Proof of Burden

It was the Conservative Party’s turn to put on their conference this week. If you want to dig a little below the headline announcements of the scrapping of HS2’s northern leg, the new post-16 qualification, or the plan to phase out smoking, you can read Sunak’s, Hunt’s, Donelan’s, Badenoch’s, or any of the other major speeches here.

You won’t find much in the way of new policies though. Conferences are primarily about energising the base, which is why so many of the speeches look so odd to outsiders: the base of most political parties is, in the kindest possible way, a little weird.

Back in the real world, Britain’s entrepreneurs are busy working hard and paying (plentiful) taxes. Dan Neidle has crunched the numbers and can say with some confidence that UK companies will pay more tax in 2023, as a percentage of their profits, than at any time since the 1970s, and plausibly more than at any time since 1946.

Remember, corporation tax was at 52% in 1984 before being cut to 35% under the Conservatives, further reduced by Labour to 31% in 1997, 30% in 1999, and 28% in 2007. The Conservative-Liberal Democrat coalition lowered the rate further to 27% in 2010, then 24% in 2012, with the Conservatives cutting it to 20% in 2015 and 19% in 2020. Boris/Rishi hiked it back to 25%; Truss/Kwarteng reversed it; then Rishi/Hunt reversed the reversal back to 25%.

Taking the long view might suggest that businesses must be paying less. However, at the same time the tax base expanded dramatically, particularly through the abolition of the allowances. So hiking our corporate tax rates means we’ve been leapfrogged by the likes of Switzerland, Latvia, Iceland, Finland, Estonia, Sweden, Slovakia, Norway, Greece, Denmark, Turkey, Israel and Luxembourg.

Of course, there are plenty of early-stage companies that don’t pay corporation tax, and there are lower rates and reliefs for smaller companies, but in living memory the incentive to get bigger has scarcely been less appealing.

If taxes on business are to come down, whoever ends up forming the next government will need to make some tough decisions on cutting spending – not just scrapping HS2 and using the money elsewhere, but actual cuts. Or they could raise taxes elsewhere, but not through personal taxes, which are already pushing founders to offshore before exiting. Or they could deliver a laser-focused growth agenda of the sort we and others push for.

Reporting for Business

On the topic of tax, another week, another report. This time on making it simple with Intuit and Enterprise Nation. In it, we argue that HMRC needs an upgrade.

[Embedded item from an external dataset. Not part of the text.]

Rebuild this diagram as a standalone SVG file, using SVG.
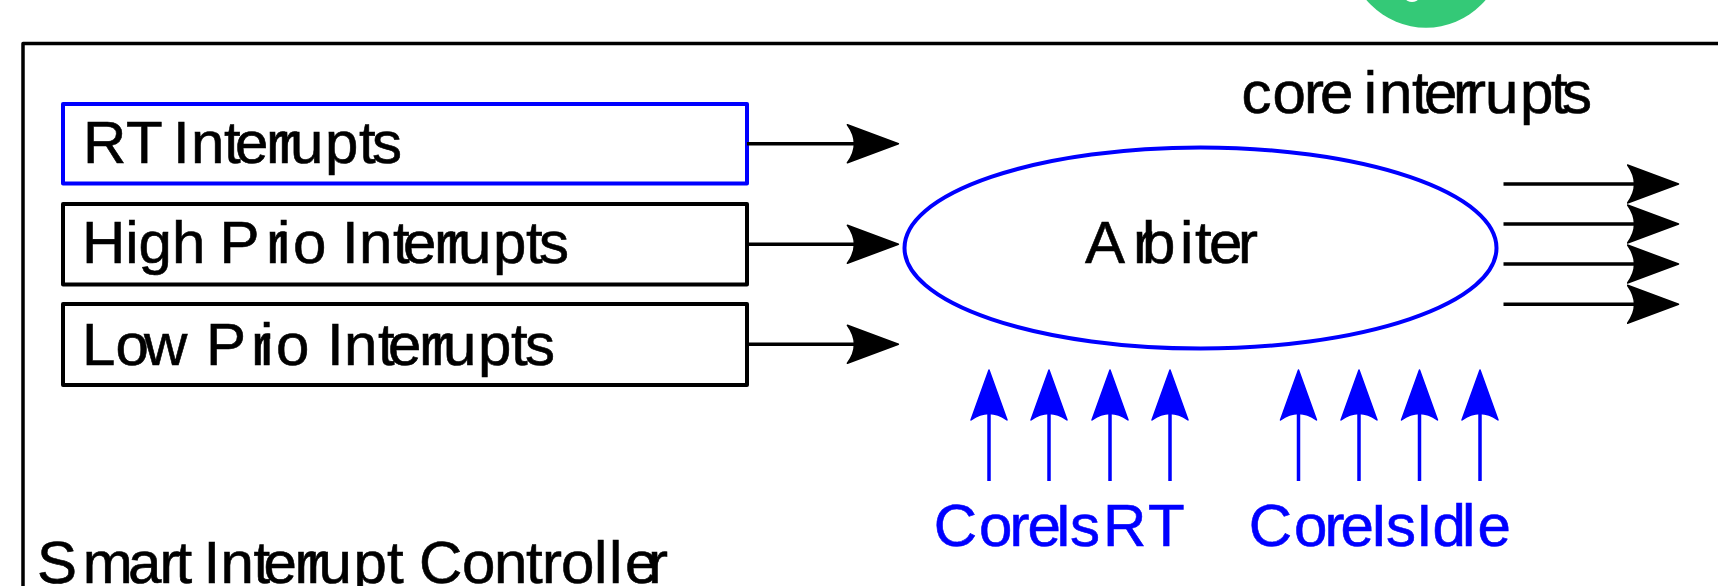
<svg xmlns="http://www.w3.org/2000/svg" width="1718" height="586" viewBox="0 0 1718 586">
  <style>
    text { font-family: "Liberation Sans", Arial, sans-serif; font-size: 60px; fill: #000; stroke: #000; stroke-width: 0.6; }
    text.blue { fill: #0000ff; stroke: #0000ff; }
    .box { fill: #fff; stroke: #000; stroke-width: 4; stroke-linejoin: round; }
    .box.blue { stroke: #0000ff; }
    .wire { fill: none; stroke: #000; stroke-width: 3.5; marker-end: url(#headBlack); }
    .wire.blue { stroke: #0000ff; marker-end: url(#headBlue); }
  </style>
  <defs>
    <marker id="headBlack" markerUnits="userSpaceOnUse" markerWidth="54" markerHeight="42" viewBox="-1 -2 54 42" refX="7" refY="19" orient="auto">
      <path d="M0 0 L51 19 L0 38 Q14 19 0 0 Z" fill="#000" stroke="#000" stroke-width="1.5" stroke-linejoin="round"/>
    </marker>
    <marker id="headBlue" markerUnits="userSpaceOnUse" markerWidth="54" markerHeight="42" viewBox="-1 -2 54 42" refX="7" refY="19" orient="auto">
      <path d="M1 1 L51 19 L1 37 Q14 19 1 1 Z" fill="#0000ff" stroke="#0000ff" stroke-width="1.5" stroke-linejoin="round"/>
    </marker>
  </defs>
  <rect width="1718" height="586" fill="#fff"/>
  <g id="badge">
    <circle cx="1426" cy="-50.3" r="78" fill="#34c977"/>
    <ellipse cx="1412" cy="-1" rx="6" ry="3" fill="#fff"/>
  </g>
  <g id="controller">
    <rect x="23" y="43.5" width="1760" height="600" fill="none" stroke="#000" stroke-width="3.5" stroke-linejoin="round"/>
    <text x="37 82.7 128 159.5 175.5 190 203.5 220.5 253.5 263.5 294.5 306.5 318.5 353.5 387 405 419 462 494 526 542 561 594 609 625 648" y="583">Smart Interrupt Controller</text>
  </g>
  <g id="rt-interrupts">
    <rect class="box blue" x="63" y="104" width="684" height="79.5"/>
    <text x="83 126 165 173 191 224 235 266 278 290 325 359 372" y="162.5">RT Interrupts</text>
  </g>
  <g id="high-prio-interrupts">
    <rect class="box" x="63" y="204" width="684" height="80.5"/>
    <text x="82 125.3 138.6 172 205 219.5 266 277 293 325 342 359 393 403 434 446 458 493 526 539" y="263.3">High Prio Interrupts</text>
  </g>
  <g id="low-prio-interrupts">
    <rect class="box" x="63" y="304" width="684" height="81"/>
    <text x="82 115.4 144 192 206 251 260 276 313 327 344 378 388 419 431 443 478 511 525" y="365">Low Prio Interrupts</text>
  </g>
  <g id="arbiter">
    <ellipse cx="1200.5" cy="248" rx="296" ry="100.5" fill="#fff" stroke="#0000ff" stroke-width="4"/>
    <text x="1085 1133 1142 1180 1195 1209 1238" y="263">Arbiter</text>
  </g>
  <g id="connectors">
    <line class="wire" x1="747" y1="143.7" x2="854.4" y2="143.7"/>
    <line class="wire" x1="747" y1="244.3" x2="854.4" y2="244.3"/>
    <line class="wire" x1="747" y1="344.3" x2="854.4" y2="344.3"/>
    <line class="wire" x1="1503.5" y1="184" x2="1634.5" y2="184"/>
    <line class="wire" x1="1503.5" y1="224" x2="1634.5" y2="224"/>
    <line class="wire" x1="1503.5" y1="264" x2="1634.5" y2="264"/>
    <line class="wire" x1="1503.5" y1="304.3" x2="1634.5" y2="304.3"/>
    <line class="wire blue" x1="989" y1="481" x2="989" y2="414"/>
    <line class="wire blue" x1="1049" y1="481" x2="1049" y2="414"/>
    <line class="wire blue" x1="1110" y1="481" x2="1110" y2="414"/>
    <line class="wire blue" x1="1170" y1="481" x2="1170" y2="414"/>
    <line class="wire blue" x1="1298.5" y1="481" x2="1298.5" y2="414"/>
    <line class="wire blue" x1="1359" y1="481" x2="1359" y2="414"/>
    <line class="wire blue" x1="1419.5" y1="481" x2="1419.5" y2="414"/>
    <line class="wire blue" x1="1480" y1="481" x2="1480" y2="414"/>
  </g>
  <g id="core-interrupts">
    <text x="1241.6 1272.5 1304 1320 1350 1363.7 1379 1412 1424 1453 1466 1485 1520 1551 1562" y="113">core interrupts</text>
  </g>
  <g id="core-is-rt">
    <text class="blue" x="933.7 979 1009.4 1027.6 1055 1070 1103 1148" y="546">CoreIsRT</text>
  </g>
  <g id="core-is-idle">
    <text class="blue" x="1248.7 1294 1324.4 1340.6 1370.5 1386 1416 1432.5 1462 1477.6" y="546">CoreIsIdle</text>
  </g>
</svg>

As Mark Neild, entrepreneur, academic and small business adviser, says: “Finding help on the HMRC website is difficult and generally counter-intuitive. Things are unnecessarily complicated. Why does it take two forms and several hours on the helpline to claim back overpayment of National Insurance when the surplus is clearly showing on the agent’s portal? Why does it take over £500 of admin costs to manage a £60 tax liability as trustee of my niece’s will trust? Why do I need six Government Gateways?”

Meanwhile, Susan Holmes, founder of Bluebears Allsorts, told us: “Making Tax Digital is a good thing because it’s all online. However, on Government Gateway, I don’t think enough people know how to get on it. If you have a business as well, you’ve got two identities – I think that could be clearer. It’s sometimes really difficult to get through to HMRC – it took me four hours one week.”

Susan has been undergoing cancer treatment and is on Universal Credit and ESA, so she must submit her expenditure to the government at different times, due to the payment period she is in. These do not tie in with the VAT submission dates for the business, which is like having to do it twice – once for Universal Credit and once for HMRC.

It doesn’t need to be like this. We can just copy Sweden’s whole-of-Government approach, Hungary’s support for startups and new taxpayers, and Australia’s virtual tax assistant ‘Alex’.

This is one area where spending a bit on fixing things would quickly pay off. First and foremost, we need to ensure HMRC is able to deliver a reasonable level of service for business owners. At the same time, we need to make sure that the extension of Making Tax Digital (MTD) isn’t further delayed. Second, Government Gateway needs a serious upgrade and data shared across government (the once-only principle will get this done). Third, we can and should lead the world on the use of virtual assistants and artificial intelligence.